It’s a testament to just how fantastic of a rider Jeffrey Herlings is that a truly world-class rider like Tim Gajser only just now got his first Grand Prix win at Arco di Trento in Italy over the weekend. Gajser, a Slovenian who rides for Gariboldi Honda, was able to climb through to a relatively distant second in the first MX2 moto and then stretch an early lead in the second moto to a distance just safe enough to hold the late-charging Herlings off.
Gajser’s first overall win set off a wild celebration amongst one corner of the tiny Arco di Trento circuit where his yellow-clad Slovenian neighbors and fans stood all weekend long, and when he stopped after the finish to celebrate with them, Herlings and reigning MX2 World Champion Jordi Tixier stopped as well, to salute the winner as well as his fans. It was a pretty cool moment for all three riders, not to mention Honda’s first MX2 win in half a dozen years.
Admittedly, I don’t know much about Gajser, except that he’s 18 years old (two years younger than Herlings) and looks and rides a bit like a young Eli Tomac, right down to a familiar red #243 bike. He never wavered as Herlings reeled him in during the frantic last laps, but besides Jeffrey, he was clearly a step faster than everyone else in the field of young European riders. Tim Gajser is a name we should all familiarize ourselves with, because we will likely be seeing him at the front for years to come, wherever he ends up.
As for Herlings, we’re all very familiar with him—he’s already won more GPs in this class than anyone else ever will—and he arguably can stay down in MX2 for a couple more years as he will remain under the 23-year-old max through, what, 2018?
Herlings has been through a lot. He’s been on the international radar ever since he turned pro in September 2009 at age 15 and raced the Motocross of Nations in Italy for his native Netherlands. He is considered the fastest sand rider in the world, with maybe only Tony Cairoli able to make a case otherwise. But Herlings is much, much more than just a sand rider, and on the slick, rough, and rocky Arco di Trento, his lap times were faster than anyone’s (on Saturday in the qualifying race), including Cairoli and both race winners Gajser and Max Nagl (MXGP). He’s nearing fifty GP wins, most of which did not come on sand tracks, and he’s the obvious heir-apparent to Cairoli as king of the Grand Prix scene whenever Tony finally makes his exit. (And, like Cairoli, he’ll likely spend his entire career in Europe, racing motocross full-time rather than trying to learn supercross now.)

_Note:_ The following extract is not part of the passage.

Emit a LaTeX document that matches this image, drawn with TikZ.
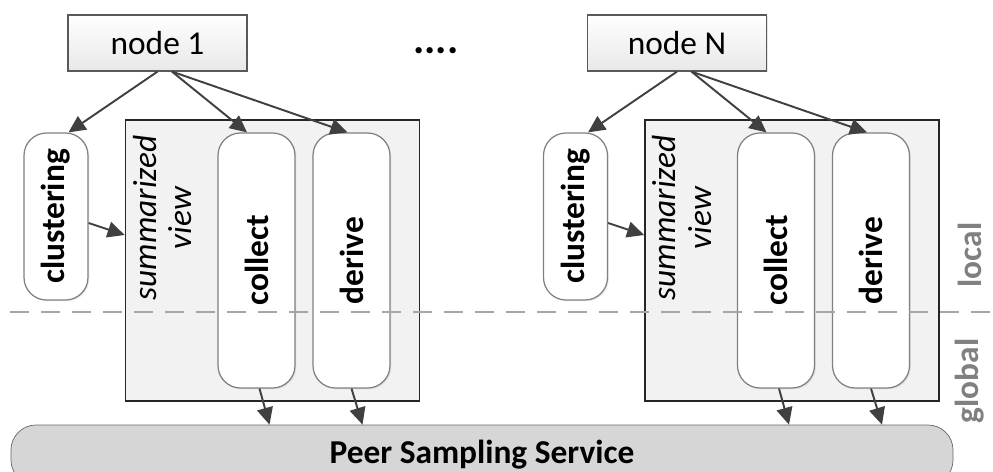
\documentclass[tikz,border=0pt]{standalone}
\usepackage{fontspec}
\setmainfont{Carlito}
\usetikzlibrary{arrows.meta,shadows}
\newcommand{\figfont}{\fontsize{19}{20}\selectfont}
\colorlet{cline}{black!75}
\colorlet{cedge}{black!50}
\colorlet{cview}{black!5}
\colorlet{clayer}{black!50}
\tikzset{
  host/.style={draw=black!65, top color=white, bottom color=black!9, minimum width=3.58cm,
               minimum height=1.12cm, inner sep=0pt, line width=0.7pt, font=\figfont,
               drop shadow={opacity=0.2, shadow xshift=0.8pt, shadow yshift=-0.8pt}},
  task/.style={draw=cedge, fill=white, rounded corners=0.45cm, minimum width=#1,
               inner sep=0pt, line width=0.7pt, font=\figfont\bfseries,
               drop shadow={opacity=0.15, shadow xshift=0.8pt, shadow yshift=-0.8pt}},
  viewbox/.style={draw=black!85, fill=cview, minimum width=5.88cm, minimum height=5.62cm,
                  inner sep=0pt, line width=1pt},
  flow/.style={-{Triangle[length=3.4mm,width=3.2mm]}, line width=1.1pt, cline},
  layer/.style={font=\figfont\bfseries, text=clayer, rotate=90, inner sep=0pt},
}

\begin{document}
\begin{tikzpicture}[x=1cm, y=1cm]
\useasboundingbox (0,0) rectangle (19.86,-9.44);
\clip (0,0) rectangle (19.86,-9.44);

% one column per host, the second one shifted to the right
\foreach \i/\dx in {1/0, N/10.39} {
  \begin{scope}[xshift=\dx cm]
    \node[host] (h\i) at (3.15,-0.86) {node \i};
    \node[viewbox] (v\i) at (5.45,-5.21) {};
    \node[rotate=90, align=center, font=\figfont\itshape] (sv\i) at (3.25,-4.36) {summarized\\view};
    \node[task=1.28cm, minimum height=3.34cm] (cl\i) at (1.12,-4.33) {\rotatebox{90}{clustering}};
    \node[task=1.54cm, minimum height=5.1cm] (co\i) at (5.13,-5.21) {\rotatebox{90}{collect}};
    \node[task=1.54cm, minimum height=5.1cm] (de\i) at (7.03,-5.21) {\rotatebox{90}{derive}};
  \end{scope}
}

\node[draw=black!60, fill=black!16, rounded corners=0.5cm, minimum width=18.84cm,
      minimum height=1.2cm, inner sep=0pt, font=\figfont\bfseries] (ps) at (9.64,-9.1)
  {Peer Sampling Service};

\node[anchor=base, font=\fontsize{24}{24}\selectfont\bfseries] (dots) at (8.72,-1.07) {....};

\foreach \i in {1,N} {
  \draw[flow] (h\i.south) -- ([xshift=0.25cm]cl\i.north);
  \draw[flow] ([xshift=0.29cm]h\i.south) -- ([xshift=-0.19cm]co\i.north);
  \draw[flow] ([xshift=0.29cm]h\i.south) -- ([xshift=-0.08cm]de\i.north);
  \draw[flow] ([yshift=-0.13cm]cl\i.east) -- ([yshift=0.51cm]v\i.west);
  \draw[flow] ([xshift=0.06cm]co\i.south) -- ([xshift=0.26cm]co\i.south |- ps.north);
  \draw[flow] ([xshift=0.0cm]de\i.south) -- ([xshift=0.22cm]de\i.south |- ps.north);
}

% border between the local and the global part
\coordinate (lw) at (0.2,-6.24);
\coordinate (le) at (19.86,-6.24);
\draw[black!35, line width=1.2pt, dash pattern=on 0.38cm off 0.24cm] (lw) -- (le);
\node[layer] (loc) at (19.4,-5.1) {local};
\node[layer] (glb) at (19.4,-7.62) {global};
\end{tikzpicture}
\end{document}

But back to the end-of-race celebration on Sunday. There was a time not too long ago where Herlings was considered the bad boy of this class, as provocative as he was professional while growing up in the spotlight. After both his MX2 World Champion predecessors Marvin Musquin and Ken Roczen left for America, he’s had little in the ways of true competition, other than himself—big crashes, unfortunate comments, great expectations—so his humility seemed to be lacking. Breaking his femur last August seems to have changed all that. The personal challenge he faced in the pain of coming back (too soon, as it turned out) seems to have changed #84 and he’s grown up a lot. Herlings giving Gajser that pat on the back was something we might not have seen a couple of years ago, and it’s something I think we will be seeing more of in the future…
Just not at Valkenswaard this coming weekend. That’s his home race, in the sand, and rather than a little corner of Slovenians cheering for Tim Gasjer, it will be a full circuit of rabid Herlings fans hoping for revenge. Expect Jeffrey to win big, as well as for his lap times to be faster once again than anyone else out there in either class.